Sorun şu ki ABD’nin dış politika önceliklerinin Pasifik’e kayması Avrupa’nın Washington nezdinde stratejik önemini azaltıyor. Yeni sürüm Soğuk Savaş’ın ilk çatışmasının Avrupa kıtasında patlak vermesi bu bakımdan oldukça ironik. Zira, ABD’nin Ukrayna krizindeki performansı ilerleyen dönemde stratejik açısından daha fazla önem addedilen bölgelerde, örneğin Pasifik’te cereyan edecek çatışmaların prova niteliğinde olacak. Başkan Biden’ın müttefikleri yanında tutabilmesi, kararlı bir lider duruşu sergilemesi bu açıdan kritik. Daha şimdiden puslu havadan yararlanmak isteyen Çin’in olimpiyatlar sonrası Tayvan’a saldırma olasılığını işleyen felaket senaryoları dolaşıma girdi bile.
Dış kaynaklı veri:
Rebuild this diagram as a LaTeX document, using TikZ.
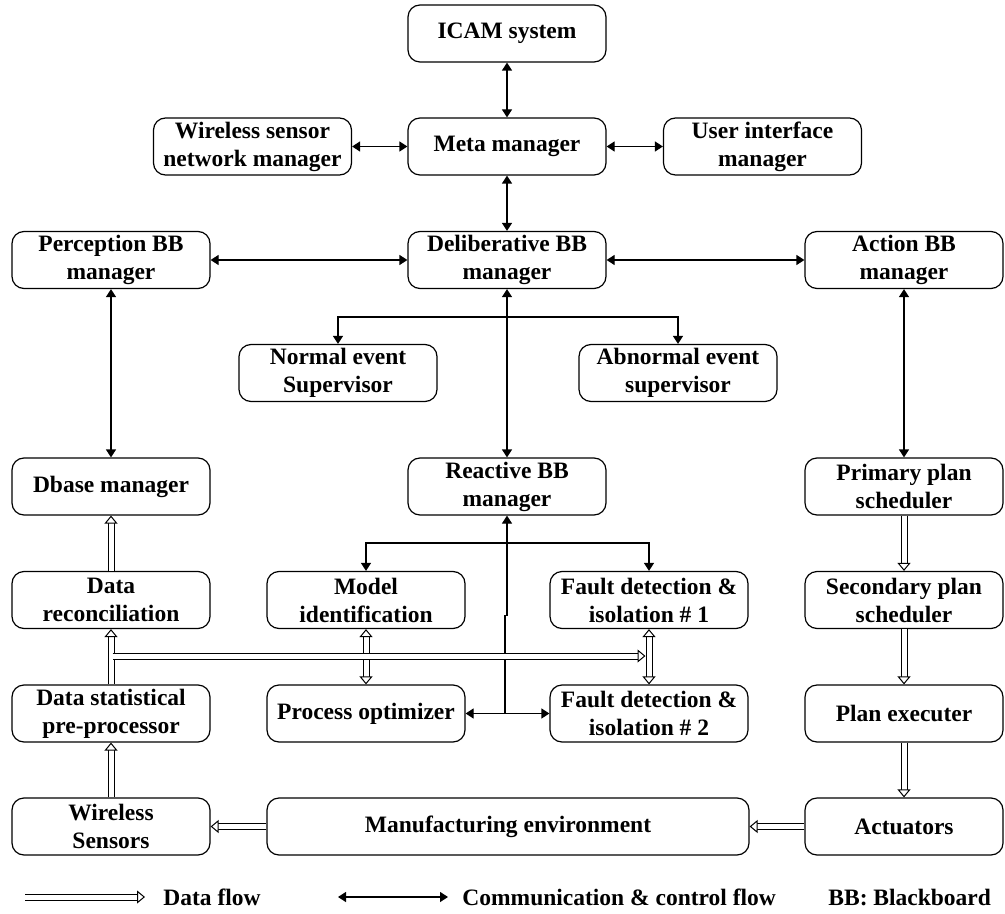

Batı ittifakındaki kafa karışıklığının aksine, krizin başından bu yana Çin’in Rusya’nın yanında olduğu görülüyor. Geçtiğimiz Aralık ayında, iki ülke liderinin video bağlantısı üzerinden yaptıkları görüşmede Çin Devlet Başkanı Xi Jinping Rusya’nın NATO’nun sınırlarına doğru genişlemeyeceğine dair batıdan güvence istemesine destek vermişti. Üstelik “uluslararası güçleri, demokrasi ve insan hakları kisvesi altında uluslararası hukuku çiğneyerek Çin ve Rusya’nın içişlerine karışmakla” suçlayan Jinping, sadece NATO değil, AUKUS (Avustralya, İngiltere ve ABD) ve QUAD (Avustralya, Hindistan, Japonya ve ABD) gibi oluşumlarından duyduğu rahatsızlığı da dile getirmişti. Benzer şekilde Rusya’nın Tayvan konusunda Çin’i
desteklediği biliniyor.
Rusya’nın yayılmacı güç olarak Avrupa sahnesine dönüşü ise transatlantik ittifakı içinde safları sıkılaştırmak ve güven tazelemek açısından Biden yönetimine bir fırsat sunuyor.
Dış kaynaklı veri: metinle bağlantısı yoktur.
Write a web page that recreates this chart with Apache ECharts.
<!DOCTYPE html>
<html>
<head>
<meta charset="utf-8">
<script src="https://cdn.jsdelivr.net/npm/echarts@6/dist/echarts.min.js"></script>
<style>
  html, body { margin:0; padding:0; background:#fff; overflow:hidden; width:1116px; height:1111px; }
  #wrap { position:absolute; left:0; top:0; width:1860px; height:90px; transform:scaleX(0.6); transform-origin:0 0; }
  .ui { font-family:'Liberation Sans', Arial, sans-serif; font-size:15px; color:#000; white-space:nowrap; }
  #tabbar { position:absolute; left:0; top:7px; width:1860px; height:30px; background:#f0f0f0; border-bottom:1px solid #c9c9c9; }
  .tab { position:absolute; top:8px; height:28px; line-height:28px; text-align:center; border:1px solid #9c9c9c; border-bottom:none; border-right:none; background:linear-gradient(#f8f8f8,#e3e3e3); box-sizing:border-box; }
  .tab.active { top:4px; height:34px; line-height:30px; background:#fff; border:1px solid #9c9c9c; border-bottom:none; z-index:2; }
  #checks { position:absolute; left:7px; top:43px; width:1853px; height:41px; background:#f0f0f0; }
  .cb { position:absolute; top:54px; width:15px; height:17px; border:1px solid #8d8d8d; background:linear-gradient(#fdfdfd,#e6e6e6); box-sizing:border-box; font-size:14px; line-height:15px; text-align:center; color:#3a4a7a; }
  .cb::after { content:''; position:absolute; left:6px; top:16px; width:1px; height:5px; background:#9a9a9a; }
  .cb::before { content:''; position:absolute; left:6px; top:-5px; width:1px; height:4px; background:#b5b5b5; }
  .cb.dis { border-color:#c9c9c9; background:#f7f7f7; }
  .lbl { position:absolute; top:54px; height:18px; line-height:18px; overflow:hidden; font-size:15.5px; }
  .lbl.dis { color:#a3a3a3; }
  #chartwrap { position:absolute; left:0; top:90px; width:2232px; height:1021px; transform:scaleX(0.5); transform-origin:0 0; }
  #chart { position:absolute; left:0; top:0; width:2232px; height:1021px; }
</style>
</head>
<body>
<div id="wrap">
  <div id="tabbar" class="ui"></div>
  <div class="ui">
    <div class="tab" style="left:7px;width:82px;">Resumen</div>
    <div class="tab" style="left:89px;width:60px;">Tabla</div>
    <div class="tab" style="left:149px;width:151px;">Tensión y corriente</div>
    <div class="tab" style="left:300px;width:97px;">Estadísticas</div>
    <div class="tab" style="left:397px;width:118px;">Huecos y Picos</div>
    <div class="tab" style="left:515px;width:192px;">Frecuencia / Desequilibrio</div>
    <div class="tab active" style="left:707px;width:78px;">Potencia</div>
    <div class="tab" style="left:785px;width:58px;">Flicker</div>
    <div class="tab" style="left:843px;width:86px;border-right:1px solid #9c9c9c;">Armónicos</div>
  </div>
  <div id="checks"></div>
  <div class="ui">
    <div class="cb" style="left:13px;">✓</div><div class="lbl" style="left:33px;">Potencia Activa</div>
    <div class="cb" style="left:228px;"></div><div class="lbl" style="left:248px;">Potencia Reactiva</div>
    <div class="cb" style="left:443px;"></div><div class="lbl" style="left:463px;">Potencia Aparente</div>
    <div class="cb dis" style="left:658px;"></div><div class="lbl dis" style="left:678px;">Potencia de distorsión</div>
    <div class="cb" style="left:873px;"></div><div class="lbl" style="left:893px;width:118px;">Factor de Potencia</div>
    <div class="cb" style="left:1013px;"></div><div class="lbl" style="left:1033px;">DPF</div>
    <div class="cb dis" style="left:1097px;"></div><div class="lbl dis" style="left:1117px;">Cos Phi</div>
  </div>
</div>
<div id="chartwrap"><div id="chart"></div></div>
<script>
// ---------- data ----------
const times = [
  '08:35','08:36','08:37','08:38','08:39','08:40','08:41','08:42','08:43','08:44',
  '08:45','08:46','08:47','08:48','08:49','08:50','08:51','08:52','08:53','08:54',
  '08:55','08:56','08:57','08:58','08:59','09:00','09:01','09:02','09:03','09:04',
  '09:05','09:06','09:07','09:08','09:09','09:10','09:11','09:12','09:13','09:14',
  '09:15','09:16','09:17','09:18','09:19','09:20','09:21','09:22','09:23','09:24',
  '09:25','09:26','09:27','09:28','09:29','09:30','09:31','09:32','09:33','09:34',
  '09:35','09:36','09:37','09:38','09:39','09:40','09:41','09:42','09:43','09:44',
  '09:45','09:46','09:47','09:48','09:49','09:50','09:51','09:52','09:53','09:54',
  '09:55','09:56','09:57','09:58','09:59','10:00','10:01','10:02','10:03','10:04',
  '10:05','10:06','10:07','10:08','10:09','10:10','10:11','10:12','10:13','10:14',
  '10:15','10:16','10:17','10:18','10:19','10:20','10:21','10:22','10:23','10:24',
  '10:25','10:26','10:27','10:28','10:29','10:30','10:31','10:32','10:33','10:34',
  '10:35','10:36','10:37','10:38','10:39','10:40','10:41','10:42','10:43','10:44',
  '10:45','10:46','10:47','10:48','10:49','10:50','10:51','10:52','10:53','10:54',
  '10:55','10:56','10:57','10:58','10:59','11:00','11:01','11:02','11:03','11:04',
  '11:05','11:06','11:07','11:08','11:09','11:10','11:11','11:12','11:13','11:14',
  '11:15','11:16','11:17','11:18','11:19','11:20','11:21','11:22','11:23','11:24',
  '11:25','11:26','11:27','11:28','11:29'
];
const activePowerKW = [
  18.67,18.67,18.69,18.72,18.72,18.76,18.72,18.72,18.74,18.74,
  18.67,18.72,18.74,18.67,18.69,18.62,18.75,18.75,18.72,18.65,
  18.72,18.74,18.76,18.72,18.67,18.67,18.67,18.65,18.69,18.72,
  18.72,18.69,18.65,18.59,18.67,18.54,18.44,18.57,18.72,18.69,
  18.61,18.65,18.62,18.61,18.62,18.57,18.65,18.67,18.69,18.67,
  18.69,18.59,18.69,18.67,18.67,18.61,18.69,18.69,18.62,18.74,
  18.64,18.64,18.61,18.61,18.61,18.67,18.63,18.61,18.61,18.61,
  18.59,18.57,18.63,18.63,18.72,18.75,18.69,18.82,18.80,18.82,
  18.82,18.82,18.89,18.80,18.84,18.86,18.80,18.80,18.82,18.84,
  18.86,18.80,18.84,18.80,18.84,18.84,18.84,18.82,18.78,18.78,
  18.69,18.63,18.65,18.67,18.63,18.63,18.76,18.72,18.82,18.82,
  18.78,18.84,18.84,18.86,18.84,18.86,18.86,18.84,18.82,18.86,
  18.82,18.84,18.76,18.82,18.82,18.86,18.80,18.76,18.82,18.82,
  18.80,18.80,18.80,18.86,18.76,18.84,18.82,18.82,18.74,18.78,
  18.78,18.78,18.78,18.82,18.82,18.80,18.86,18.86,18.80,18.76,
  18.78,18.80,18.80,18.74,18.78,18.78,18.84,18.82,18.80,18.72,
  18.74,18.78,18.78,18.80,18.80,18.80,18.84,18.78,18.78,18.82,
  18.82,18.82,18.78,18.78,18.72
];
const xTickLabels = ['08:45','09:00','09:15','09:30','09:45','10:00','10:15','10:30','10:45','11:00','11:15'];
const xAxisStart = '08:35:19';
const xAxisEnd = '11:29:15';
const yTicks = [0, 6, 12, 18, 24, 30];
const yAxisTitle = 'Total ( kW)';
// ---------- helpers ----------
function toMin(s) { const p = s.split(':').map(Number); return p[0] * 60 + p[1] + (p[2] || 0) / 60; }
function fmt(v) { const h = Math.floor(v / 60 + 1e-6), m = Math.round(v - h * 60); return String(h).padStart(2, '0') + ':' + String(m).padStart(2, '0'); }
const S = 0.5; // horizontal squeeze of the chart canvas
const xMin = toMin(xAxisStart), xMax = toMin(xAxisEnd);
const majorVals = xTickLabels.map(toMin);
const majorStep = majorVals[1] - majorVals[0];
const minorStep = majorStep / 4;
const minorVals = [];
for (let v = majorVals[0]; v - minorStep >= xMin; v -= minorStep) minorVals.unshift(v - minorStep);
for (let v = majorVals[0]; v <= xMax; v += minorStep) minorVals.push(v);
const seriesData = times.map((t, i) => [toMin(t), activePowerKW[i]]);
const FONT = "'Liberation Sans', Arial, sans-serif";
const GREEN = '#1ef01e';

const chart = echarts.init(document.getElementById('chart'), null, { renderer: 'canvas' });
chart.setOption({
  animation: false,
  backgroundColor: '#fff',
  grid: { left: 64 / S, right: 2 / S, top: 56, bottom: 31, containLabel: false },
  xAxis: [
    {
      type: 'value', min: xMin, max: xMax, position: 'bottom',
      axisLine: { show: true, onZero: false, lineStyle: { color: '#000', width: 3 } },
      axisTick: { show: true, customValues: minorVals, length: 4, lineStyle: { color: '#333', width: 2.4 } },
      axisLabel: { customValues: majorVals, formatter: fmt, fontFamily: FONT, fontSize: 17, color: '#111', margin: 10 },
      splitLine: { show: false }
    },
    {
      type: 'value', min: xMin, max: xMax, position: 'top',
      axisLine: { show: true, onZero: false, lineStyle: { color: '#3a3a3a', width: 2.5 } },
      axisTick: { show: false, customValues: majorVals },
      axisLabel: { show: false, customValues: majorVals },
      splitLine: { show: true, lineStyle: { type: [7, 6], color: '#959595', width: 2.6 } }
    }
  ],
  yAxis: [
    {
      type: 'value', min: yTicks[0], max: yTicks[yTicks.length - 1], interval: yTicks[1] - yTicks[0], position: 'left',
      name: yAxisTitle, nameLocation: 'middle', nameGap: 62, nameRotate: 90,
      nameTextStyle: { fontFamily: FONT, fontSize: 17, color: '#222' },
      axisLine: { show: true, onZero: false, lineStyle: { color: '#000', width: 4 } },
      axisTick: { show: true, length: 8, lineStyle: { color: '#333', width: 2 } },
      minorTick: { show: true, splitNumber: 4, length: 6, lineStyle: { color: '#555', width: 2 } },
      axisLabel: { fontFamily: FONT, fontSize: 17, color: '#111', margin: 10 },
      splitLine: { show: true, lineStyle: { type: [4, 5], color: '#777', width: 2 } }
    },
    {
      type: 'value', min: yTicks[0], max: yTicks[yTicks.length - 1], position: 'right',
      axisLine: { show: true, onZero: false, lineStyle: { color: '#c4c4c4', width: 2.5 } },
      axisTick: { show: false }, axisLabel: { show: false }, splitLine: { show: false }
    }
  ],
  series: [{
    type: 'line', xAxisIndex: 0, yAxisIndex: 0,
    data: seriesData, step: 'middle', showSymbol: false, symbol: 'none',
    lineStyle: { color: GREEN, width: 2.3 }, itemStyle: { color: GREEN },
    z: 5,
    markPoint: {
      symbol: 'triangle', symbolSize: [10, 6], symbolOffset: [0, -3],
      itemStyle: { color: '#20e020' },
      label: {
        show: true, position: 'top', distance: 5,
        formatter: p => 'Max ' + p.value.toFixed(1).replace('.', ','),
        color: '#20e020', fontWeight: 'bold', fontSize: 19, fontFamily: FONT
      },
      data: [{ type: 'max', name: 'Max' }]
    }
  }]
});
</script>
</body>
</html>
Tarihsel olarak iki rakip güç olan Rusya ve Çin arasındaki işbirliği, ABD ile ilişkilerin kötüleşmesine paralel giderek stratejik bir boyut kazanıyor. Rusya’nın enerji ve silah sağladığı Çin, ülkenin en büyük ticari partneri konumunu
12 senedir muhafaza ediyor. Ukrayna üzerinden Rusya’ya uygulanacak yeni yaptırımların -ki yaptırımlar arasına Rusya’nın Çin’den temin ettiği çip/arayüz ürünlerinin satışının da dahil edilmesi gündemde- Rusya’yı Çin’e daha çok yaklaştıracağını öngörmek güç değil. Tüm bu gelişmeler, Rusya, Çin ve İran arasında düzenlenen ortak askeri tatbikatlar (üçüncüsü 21 Ocak’taydı ) ve Çin ile İran arasında 2021’de imzalanan stratejik işbirliği
anlaşması ile beraber değerlendirildiğinde, üçlü bir karşı cephenin inşa edildiği görülmekte.
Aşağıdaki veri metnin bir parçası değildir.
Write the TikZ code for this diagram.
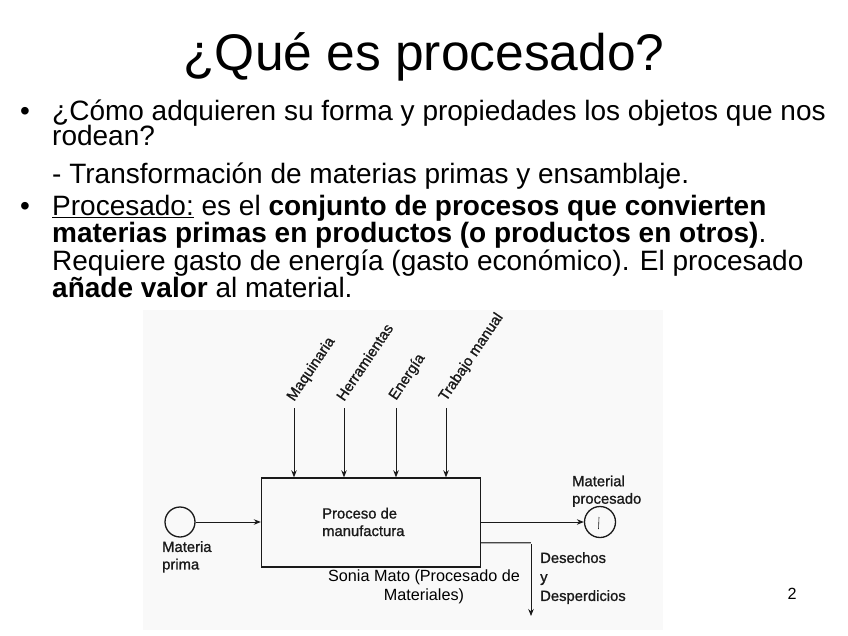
\documentclass[tikz,border=0pt]{standalone}
\usepackage{fontspec}
\setmainfont{Liberation Sans}
\newfontfamily\diagfont{Liberation Sans}[FakeBold=1.1]
\usetikzlibrary{arrows.meta}
\definecolor{scanbg}{HTML}{F9F9F9}
\definecolor{ink}{HTML}{1A1A1A}
\tikzset{
  body/.style={anchor=base west, inner sep=0pt, font=\fontsize{28}{30}\selectfont},
  bul/.style={anchor=base west, inner sep=0pt, font=\fontsize{28}{30}\selectfont},
  dlabel/.style={inner sep=0pt, font=\diagfont\fontsize{14.8}{17.5}\selectfont, text=ink},
  rlabel/.style={dlabel, anchor=base west, rotate=56},
  flow/.style={draw=ink, line width=0.9pt, -{Stealth[length=7pt,width=5.5pt]}},
  foot/.style={inner sep=0pt, font=\fontsize{16.2}{18.5}\selectfont}
}
\begin{document}
\begin{tikzpicture}[x=1pt,y=-1pt]
\useasboundingbox (0,0) rectangle (848,636);
\fill[white] (0,0) rectangle (848,636);
% title
\node[anchor=base, inner sep=0pt, font=\fontsize{51.5}{55}\selectfont] (title) at (424,71) {¿Qué es procesado?};
% bullets
\node[bul] (b1) at (20,121) {\textbullet};
\node[body] (l1) at (52,121) {¿Cómo adquieren su forma y propiedades los objetos que nos};
\node[body] (l2) at (52,146) {rodean?};
\node[body] (l3) at (52,184) {- Transformación de materias primas y ensamblaje.};
\node[bul] (b2) at (20,216) {\textbullet};
\node[body] (l4) at (52,216) {\underline{Procesado:} es el \textbf{conjunto de procesos que convierten}};
\node[body] (l5) at (52,243) {\textbf{materias primas en productos (o productos en otros)}.};
\node[body] (l6) at (52,270) {Requiere gasto de energía (gasto económico). El procesado};
\node[body] (l7) at (52,297) {\textbf{añade valor} al material.};
% diagram background
\fill[scanbg] (143,310) rectangle (663,630);
% process box
\node[draw=ink, line width=1.4pt, minimum width=219pt, minimum height=89pt, inner sep=0pt] (box) at (371,522.5) {};
\node[dlabel, align=left, anchor=west] (boxtxt) at (322,522) {Proceso de\\manufactura};
% top inputs
\coordinate (t1) at (294,408);
\coordinate (t2) at (344,408);
\coordinate (t3) at (396,408);
\coordinate (t4) at (446,408);
\draw[flow] (t1) -- (t1 |- box.north);
\draw[flow] (t2) -- (t2 |- box.north);
\draw[flow] (t3) -- (t3 |- box.north);
\draw[flow] (t4) -- (t4 |- box.north);
\node[rlabel] (lm) at (294,402) {Maquinaria};
\node[rlabel] (lh) at (344,402) {Herramientas};
\node[rlabel] (le) at (396,401) {Energía};
\node[rlabel] (lt) at (446,402) {Trabajo manual};
% raw material
\node[draw=ink, line width=1.3pt, circle, minimum size=30pt, inner sep=0pt] (mp) at (180,522) {};
\node[dlabel, align=left, anchor=north west] (mptxt) at (162,541) {Materia\\prima};
\draw[flow] (mp.east) -- (box.west |- mp.east);
% processed material
\node[draw=ink, line width=1.3pt, circle, minimum size=31pt, inner sep=0pt] (mo) at (600,522) {};
\draw[ink, line width=0.6pt] (599,517) -- (598.5,529);
\node[dlabel, align=left, anchor=south west] (motxt) at (572,507) {Material\\procesado};
\draw[flow] (box.east |- mo.west) -- (mo.west);
% waste
\coordinate (wcorner) at (531,543);
\coordinate (wend) at (531,616);
\draw[ink!80, double=gray!60, double distance=0.8pt, line width=0.6pt] (box.east |- wcorner) -- (wcorner);
\draw[flow] ([yshift=-1pt]wcorner) -- (wend);
\node[dlabel, align=left, anchor=north west, font=\diagfont\fontsize{14.8}{19}\selectfont] (wtxt) at (540,552) {Desechos\\y\\Desperdicios};
% footer
\node[foot, align=center, anchor=base] (f1) at (424,600) {Sonia Mato (Procesado de\\Materiales)};
\node[foot, anchor=base] (pg) at (792,599) {2};
\end{tikzpicture}
\end{document}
Ukrayna krizi, bu açıdan, ABD’nin Çin ile küresel rekabette Rusya’yı kendi yanına çekmesi gerektiği tezini iyice zora sokuyor. Aynı şekilde, Rusya’nın “yayılmacı güç” olarak Avrupa sahnesine dönüşü -şayet Biden yönetimi, Avrupa’nın güvenliğine olan bağlılığı noktasında müttefiklerini ikna eden bir performans sergileyebildiği takdirde- transatlantik ittifakının güçlenmesine aracı olabilir.